If you only think, “My problem is porn,” you may miss everything that happens before the full relapse:
- browsing
- fantasizing
- edging
- searching
- “just checking” social media or triggers
The PMO frame is useful because it makes the whole sequence visible sooner.
Why recovery communities say PMO instead of just porn
Because “porn” is often too narrow.
For a lot of guys, the real trap is not simply seeing sexual content. It is running a familiar regulation loop:
- stress hits
- boredom hits
- loneliness hits
- the brain looks for quick relief
- porn becomes the entry point
- the full session takes over
If you name only the porn, you can still lie to yourself about the rest.
That is where rationalization creeps in:
- “I only looked.”
- “I didn’t finish.”
- “It was only fantasy.”
- “I was just edging.”
PMO cuts through some of that because it reminds you that the habit tends to move as one system, not three unrelated actions.
How the PMO cycle actually works
The cycle is simple, but it gets reinforced hard enough that it stops feeling optional.
Here is the usual pattern:
- a trigger shows up
- you drift toward stimulation
- the drift becomes a session
- orgasm gives short-term relief or release
- shame, numbness, exhaustion, or emptiness hits after
- later, another trigger restarts the loop
That is why PMO becomes compulsive.
It is not always driven by overwhelming sexual desire. A lot of the time it is driven by regulation:
- stress relief
- boredom relief
- escape
- self-soothing
- procrastination
- loneliness management
The arousal part is real. But the coping part is often what keeps the habit alive.

What PMO addiction usually looks like
Not everybody who watches porn or masturbates has a PMO addiction.

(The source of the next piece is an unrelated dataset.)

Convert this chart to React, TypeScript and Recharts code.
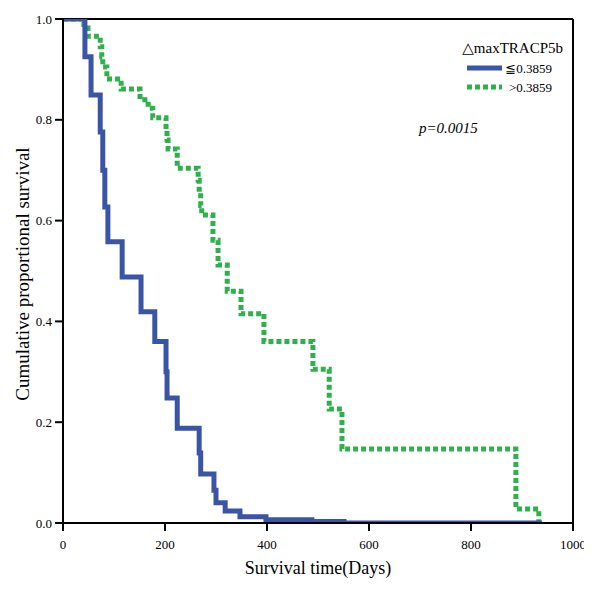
import React from 'react';
import { LineChart, Line, XAxis, YAxis, ReferenceLine, Label } from 'recharts';

// Kaplan-Meier steps (day of step, survival after step)
const lowDays = [0, 43, 55, 73, 78, 82, 88, 116, 153, 180, 202, 204, 224, 267, 270, 296, 300, 318, 347, 398, 488, 551, 939];
const lowSurv = [1, 0.925, 0.849, 0.776, 0.7, 0.627, 0.558, 0.488, 0.419, 0.36, 0.3, 0.248, 0.188, 0.139, 0.097, 0.065, 0.04, 0.024, 0.0125, 0.0065, 0.003, 0, 0];

const highDays = [0, 41, 49, 73, 76, 78, 86, 114, 151, 167, 176, 202, 204, 206, 224, 265, 267, 270, 272, 294, 304, 322, 349, 394, 490, 522, 547, 888, 933];
const highSurv = [1, 0.982, 0.966, 0.945, 0.925, 0.905, 0.881, 0.861, 0.84, 0.823, 0.804, 0.78, 0.76, 0.742, 0.704, 0.68, 0.655, 0.63, 0.611, 0.561, 0.512, 0.46, 0.415, 0.36, 0.305, 0.226, 0.147, 0.028, 0];

const xTicks = [0, 200, 400, 600, 800, 1000];
const yTicks = [0, 0.2, 0.4, 0.6, 0.8, 1.0];

const legendTitle = '△maxTRACP5b';
const lowLabel = '≦0.3859';
const highLabel = '>0.3859';
const pText = 'p=0.0015';
const xTitle = 'Survival time(Days)';
const yTitle = 'Cumulative proportional survival';

const BLUE = '#3B55A6';
const GREEN = '#2DB24B';
const FONT = 'Liberation Serif, DejaVu Serif, serif';

const lowData = lowDays.map((d, i) => ({ day: d, surv: lowSurv[i] }));
const highData = highDays.map((d, i) => ({ day: d, surv: highSurv[i] }));

const YTitle = () => {
  const cy = 266;
  const cx = 14;
  return (
    <text x={cx} y={cy} textAnchor="middle" dominantBaseline="central" transform={`rotate(-90, ${cx}, ${cy})`}
      style={{ fontFamily: FONT }} fontSize={19} fill="#000">{yTitle}</text>
  );
};

const XTitle = () => (
  <text x={310} y={560} textAnchor="middle" dominantBaseline="central"
    style={{ fontFamily: FONT }} fontSize={18} fill="#000">{xTitle}</text>
);

const XTick = (props: any) => {
  const { x, y, payload } = props;
  return (
    <text x={x} y={y + 11} textAnchor="middle" dominantBaseline="central"
      style={{ fontFamily: FONT }} fontSize={13} fill="#000">{payload.value}</text>
  );
};

const YTick = (props: any) => {
  const { x, y, payload } = props;
  return (
    <text x={x - 1} y={y} textAnchor="end" dominantBaseline="central"
      style={{ fontFamily: FONT }} fontSize={13} fill="#000">{Number(payload.value).toFixed(1)}</text>
  );
};

export default function App() {
  return (
    <div style={{ position: 'relative', width: 584, height: 584, fontFamily: FONT }}>
      <LineChart width={584} height={584} margin={{ top: 11, right: 19, left: 15, bottom: 29 }}>
        <XAxis type="number" dataKey="day" domain={[0, 1000]} ticks={xTicks} height={40}
          tick={<XTick />} tickSize={8}
          axisLine={{ stroke: '#000', strokeWidth: 2 }} tickLine={{ stroke: '#000', strokeWidth: 2 }}
          allowDataOverflow>
          <Label content={XTitle} />
        </XAxis>
        <YAxis type="number" dataKey="surv" domain={[0, 1]} ticks={yTicks} width={40}
          tick={<YTick />} tickSize={8}
          axisLine={{ stroke: '#000', strokeWidth: 2 }} tickLine={{ stroke: '#000', strokeWidth: 2 }}
          allowDataOverflow>
          <Label content={YTitle} />
        </YAxis>
        <ReferenceLine y={1} stroke="#000" strokeWidth={2} />
        <ReferenceLine x={1000} stroke="#000" strokeWidth={2} />
        <Line data={highData} dataKey="surv" type="stepAfter" stroke={GREEN} strokeWidth={5}
          strokeDasharray="5 3" dot={false} isAnimationActive={false} />
        <Line data={lowData} dataKey="surv" type="stepAfter" stroke={BLUE} strokeWidth={5}
          dot={false} isAnimationActive={false} />
      </LineChart>
      <svg width={584} height={584} style={{ position: 'absolute', left: 0, top: 0, pointerEvents: 'none', fontFamily: FONT }}>
        <text x={555} y={45} textAnchor="end" fontSize={15} fill="#000">{legendTitle}</text>
        <line x1={459} x2={494} y1={60} y2={60} stroke={BLUE} strokeWidth={5} />
        <text x={544} y={64.5} textAnchor="end" fontSize={13} fill="#000">{lowLabel}</text>
        <line x1={459} x2={494} y1={79} y2={79} stroke={GREEN} strokeWidth={5} strokeDasharray="5 3" />
        <text x={544} y={83.5} textAnchor="end" fontSize={13} fill="#000">{highLabel}</text>
        <text x={411} y={125} fontSize={15} fontStyle="italic" fill="#000">{pText}</text>
      </svg>
    </div>
  );
}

But when people say PMO addiction, they usually mean the loop has become hard to control even when it is clearly hurting life.
Common signs:
- you keep going back after deciding to stop
- sessions are getting longer or more frequent
- content escalates because normal material stops feeling strong enough
- real intimacy starts feeling weaker than the screen
- PMO becomes your default response to stress, boredom, or shame
- sleep, work, focus, or relationships start taking damage
The clearest sign is not that you have urges. The clearest sign is that the loop keeps taking control against your own stated intentions.

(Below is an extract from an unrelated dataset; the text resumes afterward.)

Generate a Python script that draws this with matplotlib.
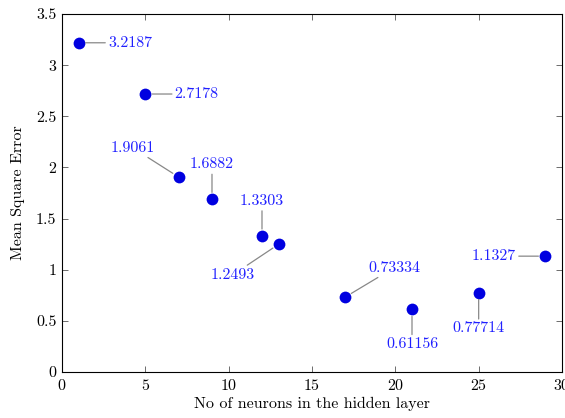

That is why a lot of recovery writing treats PMO as a habit system, not a random moral mistake.
Why the orgasm part matters
Some people ask why the “O” matters at all.
It matters because orgasm is the reward signal that closes and reinforces the loop. It is the part that teaches the brain, “Yes, this pathway works. Use it again.”
That does not mean orgasm itself is automatically the enemy in every context. It means that inside a compulsive porn loop, it functions as the reward that makes the behavior more sticky.
This is one reason edging is usually such a bad bargain. It keeps the loop active even if you are trying to argue that you did not fully finish. If you want a cleaner explanation of that problem, is edging bad for you covers it directly.
PMO vs porn addiction, NoFap, and hard mode
These terms overlap, but they do not mean the same thing.
PMO is the behavior loop: porn, masturbation, orgasm.
Porn addiction is usually the broader compulsive pattern around porn use and the behaviors tied to it.
NoFap is the recovery framework or challenge people use to break the loop.
Hard mode means no porn, no masturbation, and no orgasm at all for a set period, even with a partner. If you are comparing structures, NoFap hard mode is its own thing.
Semen retention is different again. That idea is usually framed around not ejaculating, often for spiritual or discipline reasons, not strictly around addiction recovery.
People mix these up because they overlap in practice. But if you want clarity, separating the terms helps.
Why the PMO frame is useful in recovery
Because it helps you fight the battle earlier.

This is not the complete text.